Often (but not always) the last two digits of the model number indicated the number of available gears, e.g., 912 was a 9-series 12 speed and a 914 was a 9 series 14 speed.

- Miyata 9x: This was the bottom of the range, entry-level model. Triple butted tubing, Shimano/Suntour entry-level components.
- Miyata 1xx: Low-level model aimed at the casual consumer. Chromoly triple-butted main tubes, hi-ten stays, toe clips/straps, available in both men's and mixte styles.
- Miyata 2xx: A popular lower-end touring model. 1984 catalogue indicated the 210 used straight-gauge tubing, Dia-Compe cantilever brakes and Shimano triple drive train. By 1985, the 210 featured triple-butted chromoly tubing in the frame, with a Mangalight fork. Later models used 700 wheels; earlier models used 27" wheels. Braze-ons on front and rear dropouts (no low-rider braze-ons in front), cantis front and rear, horizontal rear dropouts, one bottle braze-on, rear rack braze-ons, and flat-top fork crown. There were also special models such as the 215ST (both traditional and mixte styles).
- Miyata 3xx:
- Miyata 5xx Competition (part of the "Semi-Pro" group): A higher-end road bike than the 310/312, with more "aggressive" geometry.
- Miyata 6xx: A quality touring model, one step down from the 1000, with slightly different frame geometry and lower level components. Mid-1980s 610s have triple-butted splined Chromoly frame tubing, an unusually high quality tubing and construction for its price level. This bike is slightly lighter in weight than Trek 520/720 touring bikes, but of similar quality.
- Miyata 7xx: A mid- to high-end road bike from the "Semi-Pro" group. Early models had Suntour parts, including an odd 3-wheel rear derailleur, possibly using the same frameset as the 910.

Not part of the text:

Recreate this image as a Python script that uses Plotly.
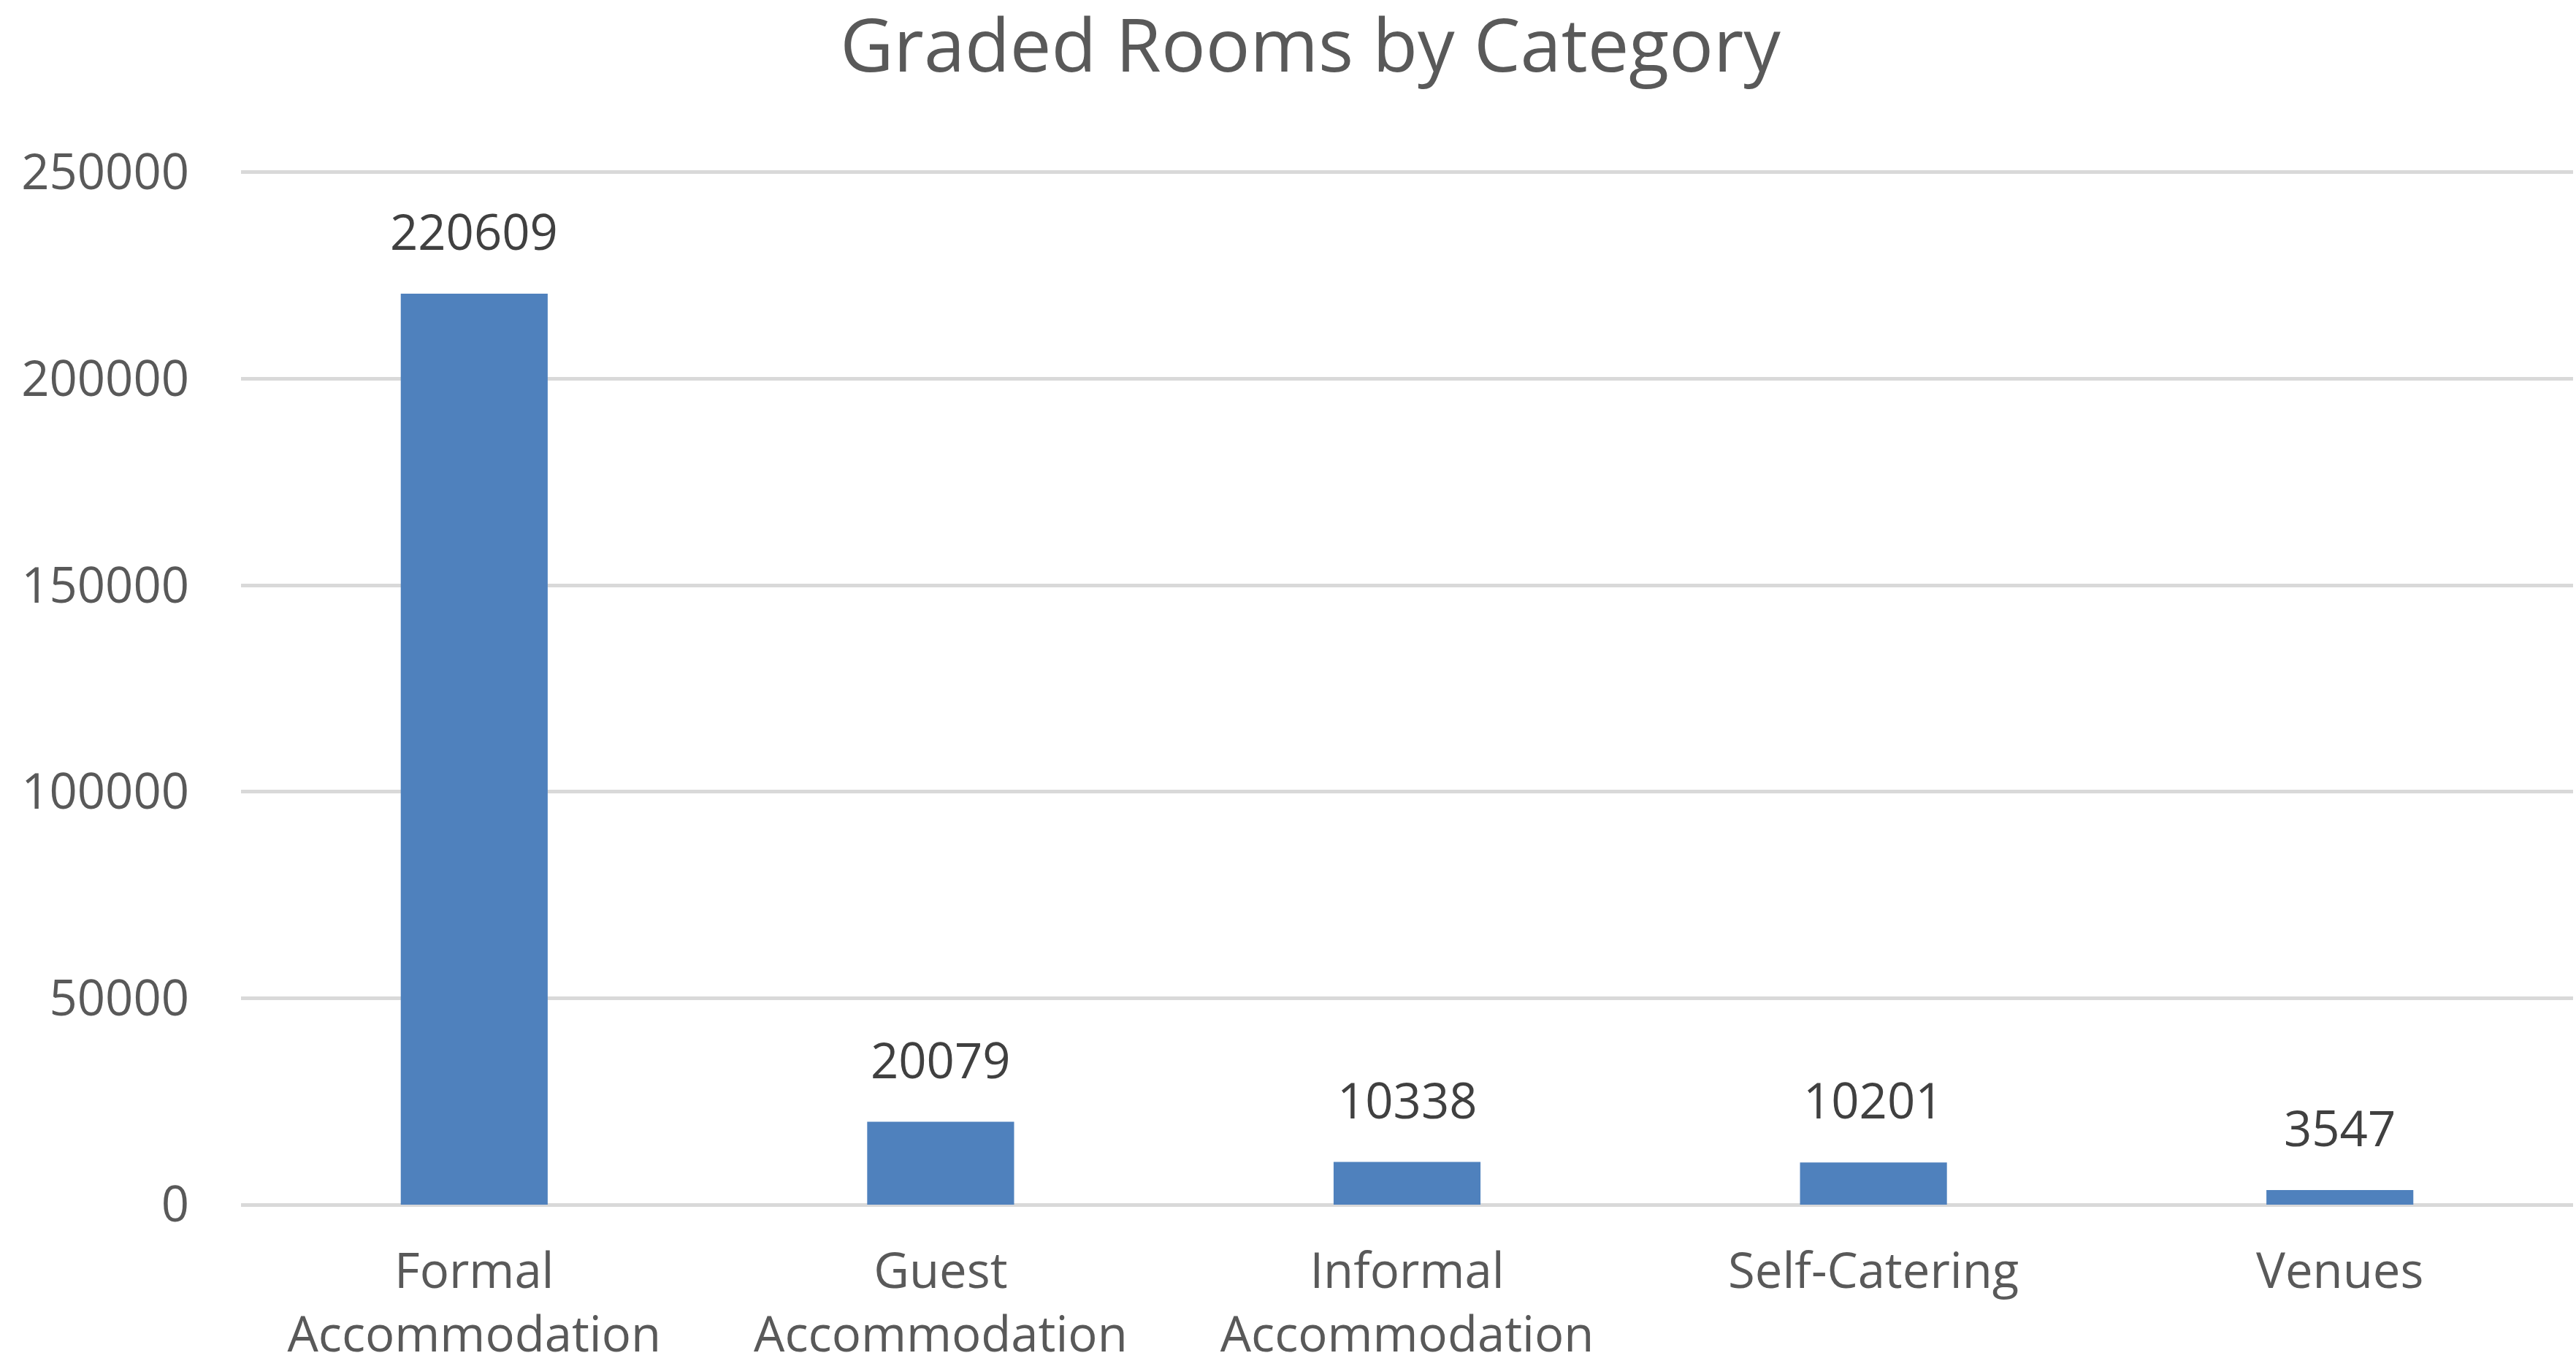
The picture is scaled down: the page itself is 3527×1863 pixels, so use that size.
import plotly.graph_objects as go

categories = ["Formal<br>Accommodation", "Guest<br>Accommodation", "Informal<br>Accommodation", "Self-Catering", "Venues"]
values = [220609, 20079, 10338, 10201, 3547]
y_ticks = [0, 50000, 100000, 150000, 200000, 250000]

FONT = "Open Sans, Noto Sans, DejaVu Sans, sans-serif"

fig = go.Figure()
fig.add_trace(go.Bar(
    x=categories, y=values,
    marker=dict(color="#4f81bd", line=dict(width=0)),
    hoverinfo="x+y",
))

for c, v in zip(categories, values):
    fig.add_annotation(
        x=c, y=v, text=str(v), showarrow=False,
        yanchor="bottom", yshift=38,
        font=dict(family=FONT, size=67, color="#404040"),
    )

fig.update_layout(
    width=3527, height=1863,
    paper_bgcolor="white", plot_bgcolor="white",
    margin=dict(l=330, r=4, t=233, b=214, autoexpand=False),
    bargap=0.685,
    showlegend=False,
    title=dict(
        text="Graded Rooms by Category",
        x=1794 / 3527, xanchor="center", xref="container",
        y=1 - 63 / 1863, yanchor="middle", yref="container",
        font=dict(family=FONT, size=101, color="#595959"),
    ),
)
fig.update_xaxes(
    type="category", automargin=False,
    showgrid=False, showline=False, zeroline=False,
    ticks="", ticklabelstandoff=46,
    tickfont=dict(family=FONT, size=67, color="#595959"),
)
fig.update_yaxes(
    range=[0, 250500], tickvals=y_ticks, ticktext=[str(t) for t in y_ticks],
    automargin=False,
    showgrid=True, gridcolor="#d9d9d9", gridwidth=5,
    zeroline=True, zerolinecolor="#d9d9d9", zerolinewidth=5,
    showline=False, ticks="", ticklabelstandoff=70,
    tickfont=dict(family=FONT, size=67, color="#595959"),
)

fig.write_html("out.html", config={"displayModeBar": False},
               post_script="document.body.style.margin='0';")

- Miyata 9xx: Miyata's high-end road bike from the "Semi-Pro" group, with Shimano 600 components.
- Miyata 1000: Touring bike with splined, triple-butted Chromo tubing. Some report the 610 to be stiffer than the 1000. 1997 model had a mix of Shimano 600 and Deore XT parts (600 DT shifters, XT derailleurs). Noted bicycle authority Sheldon Brown called the Miyata 1000 "possibly the finest off-the-shelf touring bike available at the time". The 1000 was marketed in the U.S. from the late 1970s and marketed in North America until about 1993.

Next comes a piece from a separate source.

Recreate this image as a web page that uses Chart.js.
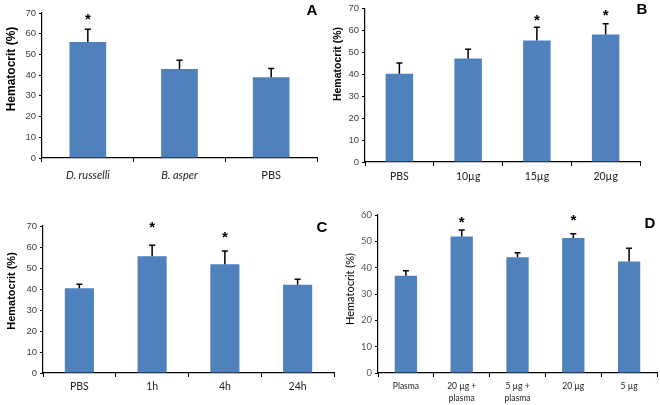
<!DOCTYPE html>
<html>
<head>
<meta charset="utf-8">
<script src="https://cdn.jsdelivr.net/npm/chart.js@4"></script>
<style>
  body { margin: 0; background: #fff; }
  #page { position: relative; width: 660px; height: 405px; overflow: hidden; background: #fff; }
  .panel { position: absolute; }
  .ytitle { position: absolute; white-space: nowrap; transform: translate(-50%, -50%) rotate(-90deg); color: #000; }
  .letter { position: absolute; transform: translate(-50%, -50%); font: bold 15px "Liberation Sans", Arial, sans-serif; color: #000; }
</style>
</head>
<body>
<div id="page">
  <div class="panel" style="left:0;top:0"><canvas id="chartA" width="330" height="200"></canvas></div>
  <div class="panel" style="left:330px;top:0"><canvas id="chartB" width="330" height="200"></canvas></div>
  <div class="panel" style="left:0;top:200px"><canvas id="chartC" width="336" height="205"></canvas></div>
  <div class="panel" style="left:330px;top:200px"><canvas id="chartD" width="330" height="205"></canvas></div>

  <div class="ytitle" style="left:11px;top:69px;font:bold 12px 'Liberation Sans',Arial,sans-serif">Hematocrit (%)</div>
  <div class="ytitle" style="left:337px;top:64px;font:bold 10.5px 'Liberation Sans',Arial,sans-serif">Hematocrit (%)</div>
  <div class="ytitle" style="left:11px;top:291px;font:bold 11px 'Liberation Sans',Arial,sans-serif">Hematocrit (%)</div>
  <div class="ytitle" style="left:349px;top:289px;font:11px Lato,sans-serif">Hematocrit (%)</div>

  <div class="letter" style="left:312px;top:9px">A</div>
  <div class="letter" style="left:642px;top:8px">B</div>
  <div class="letter" style="left:322px;top:226px">C</div>
  <div class="letter" style="left:650px;top:222px">D</div>
</div>

<script>
// ========== DATA ==========
const labelsA = ['D. russelli', 'B. asper', 'PBS'];
const valuesA = [56, 43, 39];
const errorsA = [6.1, 4.2, 4.2];
const starsA = [68, null, null];

const labelsB = ['PBS', '10µg', '15µg', '20µg'];
const valuesB = [40.3, 47.3, 55.5, 58.2];
const errorsB = [4.9, 4.2, 6.0, 4.9];
const starsB = [null, null, 65.6, 68.2];

const labelsC = ['PBS', '1h', '4h', '24h'];
const valuesC = [40.3, 55.6, 51.8, 42.0];
const errorsC = [2.0, 5.2, 6.3, 2.7];
const starsC = [null, 70.5, 65.7, null];

const labelsD = ['Plasma', ['20 µg +', 'plasma'], ['5 µg +', 'plasma'], '20 µg', '5 µg'];
const valuesD = [36.9, 51.8, 44.0, 51.3, 42.3];
const errorsD = [1.9, 2.5, 1.7, 1.6, 5.1];
const starsD = [null, 58.2, null, 58.9, null];

const BAR_COLOR = '#4F81BD';

// ========== ERROR BARS + ASTERISKS ==========
const errorBarPlugin = {
    id: 'errorBars',
    afterDatasetsDraw(chart, args, opts) {
        const ctx = chart.ctx;
        const y = chart.scales.y;
        const values = chart.data.datasets[0].data;
        const meta = chart.getDatasetMeta(0);
        ctx.save();
        ctx.strokeStyle = '#000';
        ctx.lineWidth = 1.5;
        meta.data.forEach((bar, i) => {
            const yBase = y.getPixelForValue(values[i]);
            const yTop = y.getPixelForValue(values[i] + opts.sd[i]);
            ctx.beginPath();
            ctx.moveTo(bar.x, yBase);
            ctx.lineTo(bar.x, yTop);
            ctx.moveTo(bar.x - 3, yTop);
            ctx.lineTo(bar.x + 3, yTop);
            ctx.stroke();
            if (opts.stars[i] != null) {
                ctx.font = 'bold 15px "Liberation Sans", Arial, sans-serif';
                ctx.fillStyle = '#000';
                ctx.textAlign = 'center';
                ctx.textBaseline = 'alphabetic';
                const m = ctx.measureText('*');
                const cy = y.getPixelForValue(opts.stars[i]);
                ctx.fillText('*', bar.x, cy + (m.actualBoundingBoxAscent - m.actualBoundingBoxDescent) / 2);
            }
        });
        ctx.restore();
    }
};

function makeChart(id, labels, values, errors, stars, geo) {
    const ctx = document.getElementById(id).getContext('2d');
    return new Chart(ctx, {
        type: 'bar',
        data: {
            labels: labels,
            datasets: [{
                data: values,
                backgroundColor: BAR_COLOR,
                borderWidth: 0,
                categoryPercentage: 1,
                barPercentage: 0.4
            }]
        },
        options: {
            responsive: false,
            animation: false,
            devicePixelRatio: 1,
            events: [],
            layout: { padding: { left: 0, top: geo.top, right: geo.w - geo.right, bottom: 0 } },
            plugins: {
                legend: { display: false },
                tooltip: { enabled: false },
                errorBars: { sd: errors, stars: stars }
            },
            scales: {
                x: {
                    afterFit: s => { s.height = geo.h - geo.bottom; },
                    grid: { drawOnChartArea: false, drawTicks: true, tickLength: 4, color: '#000', offset: true },
                    border: { display: true, color: '#000', width: 1.2 },
                    ticks: {
                        color: '#222',
                        padding: geo.xPad,
                        maxRotation: 0,
                        autoSkip: false,
                        font: c => ({
                            family: 'Lato, sans-serif',
                            size: geo.xFont,
                            style: (geo.italic && geo.italic.includes(c.index)) ? 'italic' : 'normal',
                            lineHeight: 1.4
                        })
                    }
                },
                y: {
                    min: 0,
                    max: geo.max,
                    afterFit: s => { s.width = geo.left; },
                    grid: { drawOnChartArea: false, drawTicks: true, tickLength: 3, color: '#000' },
                    border: { display: true, color: '#000', width: 1.2 },
                    ticks: {
                        stepSize: 10,
                        padding: 3,
                        color: geo.yColor,
                        font: { family: geo.yFamily, size: geo.yFont }
                    }
                }
            }
        },
        plugins: [errorBarPlugin]
    });
}

document.addEventListener('DOMContentLoaded', function() {
    const arial = '"Liberation Sans", Arial, sans-serif';
    makeChart('chartA', labelsA, valuesA, errorsA, starsA,
        { w: 330, h: 200, left: 42, right: 317, top: 13, bottom: 158, max: 70, xPad: 6, xFont: 11, italic: [0, 1], yFamily: arial, yFont: 9.5, yColor: '#404040' });
    makeChart('chartB', labelsB, valuesB, errorsB, starsB,
        { w: 330, h: 200, left: 35, right: 310, top: 5, bottom: 162, max: 70, xPad: 3, xFont: 10.5, yFamily: arial, yFont: 9.5, yColor: '#404040' });
    makeChart('chartC', labelsC, valuesC, errorsC, starsC,
        { w: 336, h: 205, left: 43, right: 334, top: 26, bottom: 173, max: 70, xPad: 2, xFont: 10.5, yFamily: arial, yFont: 9.5, yColor: '#404040' });
    makeChart('chartD', labelsD, valuesD, errorsD, starsD,
        { w: 330, h: 205, left: 48, right: 327, top: 15, bottom: 173, max: 60, xPad: 3, xFont: 8.5, yFamily: 'Lato, sans-serif', yFont: 9.5, yColor: '#555' });
});
</script>
</body>
</html>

- Miyata 1400: A high-end road bike sold only as a 1989 model with Shimano 600 components. It was higher-end than the 914 that was sold in the same year. Unlike the aluminum 1400A, the 1400 used Miyata's CrMo triple-butted construction.
- Miyata Cross: A top-of-the-line "cross" bikes (which included the Alumicross, Quickcross, Sportcross, Civicross, Triplecross, and Duplicross). The Alumicross was introduced in the late 1980s with standard-size aluminum main tubes bonded to steel lugs and a cromoly fork. Seat and chain stays are steel, with the seat post binder bolt holding the seat stays to the seat post lug. While the Quickcross was also a bonded aluminum frame with cromoly fork, the Sportcross, Civicross, Triplecross, were triple-butted cromoly frames and forks. The Duplicross was an oversize cromoly frame tandem bike, made only from 1991-93.

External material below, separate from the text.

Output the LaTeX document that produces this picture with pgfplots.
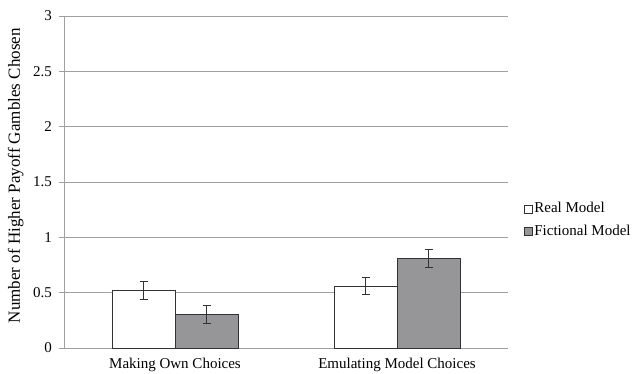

- Miyata Pro/Team/1200: These are the high-end race ready models (Team Miyata, Miyata Pro, etc.)

===Today===
The Miyata brand still exists and, while it is no longer distributed in the United States, it had until 2010 a joint venture with the Dutch Koga brand, a Dutch bicycle manufacturer, established in Heerenveen Netherlands, under the name Koga-Miyata. Koga is part of the Accell Group since 1998.

In late 2011, Miyata announced plans to once again sell bicycles under its own Miyata Japon brand. Its new frames were based on the Koga Miyata frame on which Peter Winnen won the Alpe d'Huez stage of the 1981 Tour de France. Each custom-ordered frame was to be hand-built and made with Miyata's traditional chromoly steel process, featuring Campagnolo components, at its Chigasaki factory.